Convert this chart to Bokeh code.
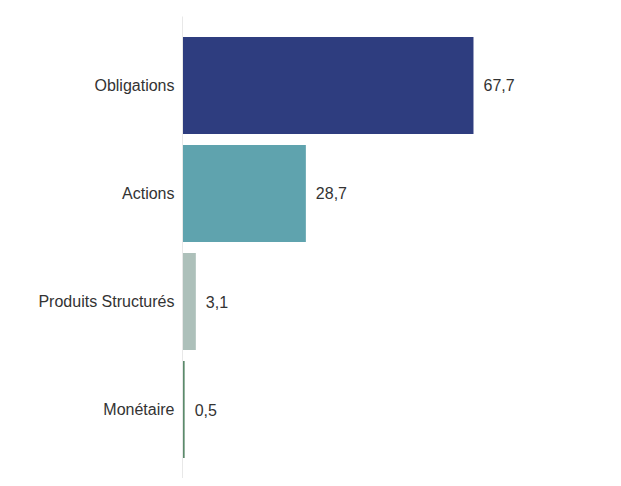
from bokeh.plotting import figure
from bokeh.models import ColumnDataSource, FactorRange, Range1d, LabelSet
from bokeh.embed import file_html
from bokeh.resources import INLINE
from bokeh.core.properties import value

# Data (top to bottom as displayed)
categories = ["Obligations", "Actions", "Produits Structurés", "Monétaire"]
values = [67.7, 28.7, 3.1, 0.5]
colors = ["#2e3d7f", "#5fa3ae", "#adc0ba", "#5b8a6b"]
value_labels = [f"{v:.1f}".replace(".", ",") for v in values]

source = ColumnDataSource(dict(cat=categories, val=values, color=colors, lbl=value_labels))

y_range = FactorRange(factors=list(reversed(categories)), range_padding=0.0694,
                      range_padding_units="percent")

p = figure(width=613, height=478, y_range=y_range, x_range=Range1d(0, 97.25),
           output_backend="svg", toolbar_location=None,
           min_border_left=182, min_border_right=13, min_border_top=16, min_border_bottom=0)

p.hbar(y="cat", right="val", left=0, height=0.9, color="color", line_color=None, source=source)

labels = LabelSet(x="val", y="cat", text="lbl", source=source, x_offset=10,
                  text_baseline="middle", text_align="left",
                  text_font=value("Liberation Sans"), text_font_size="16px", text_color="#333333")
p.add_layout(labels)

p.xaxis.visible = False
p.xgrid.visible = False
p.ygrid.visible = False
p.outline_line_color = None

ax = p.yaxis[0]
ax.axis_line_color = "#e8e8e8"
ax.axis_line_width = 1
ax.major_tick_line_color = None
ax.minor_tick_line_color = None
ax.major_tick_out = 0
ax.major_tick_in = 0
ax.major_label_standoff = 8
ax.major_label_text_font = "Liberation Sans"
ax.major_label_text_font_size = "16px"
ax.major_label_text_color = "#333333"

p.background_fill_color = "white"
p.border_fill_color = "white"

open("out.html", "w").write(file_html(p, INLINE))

WRITTEN TASK =
Retype the listing exactly. Pictures do not belong in the copy.

RESPONSE TO THIS EXERCISE =
Convert this chart to Bokeh code.
from bokeh.plotting import figure
from bokeh.models import ColumnDataSource, FactorRange, Range1d, LabelSet
from bokeh.embed import file_html
from bokeh.resources import INLINE
from bokeh.core.properties import value

# Data (top to bottom as displayed)
categories = ["Obligations", "Actions", "Produits Structurés", "Monétaire"]
values = [67.7, 28.7, 3.1, 0.5]
colors = ["#2e3d7f", "#5fa3ae", "#adc0ba", "#5b8a6b"]
value_labels = [f"{v:.1f}".replace(".", ",") for v in values]

source = ColumnDataSource(dict(cat=categories, val=values, color=colors, lbl=value_labels))

y_range = FactorRange(factors=list(reversed(categories)), range_padding=0.0694,
                      range_padding_units="percent")

p = figure(width=613, height=478, y_range=y_range, x_range=Range1d(0, 97.25),
           output_backend="svg", toolbar_location=None,
           min_border_left=182, min_border_right=13, min_border_top=16, min_border_bottom=0)

p.hbar(y="cat", right="val", left=0, height=0.9, color="color", line_color=None, source=source)

labels = LabelSet(x="val", y="cat", text="lbl", source=source, x_offset=10,
                  text_baseline="middle", text_align="left",
                  text_font=value("Liberation Sans"), text_font_size="16px", text_color="#333333")
p.add_layout(labels)

p.xaxis.visible = False
p.xgrid.visible = False
p.ygrid.visible = False
p.outline_line_color = None

ax = p.yaxis[0]
ax.axis_line_color = "#e8e8e8"
ax.axis_line_width = 1
ax.major_tick_line_color = None
ax.minor_tick_line_color = None
ax.major_tick_out = 0
ax.major_tick_in = 0
ax.major_label_standoff = 8
ax.major_label_text_font = "Liberation Sans"
ax.major_label_text_font_size = "16px"
ax.major_label_text_color = "#333333"

p.background_fill_color = "white"
p.border_fill_color = "white"

open("out.html", "w").write(file_html(p, INLINE))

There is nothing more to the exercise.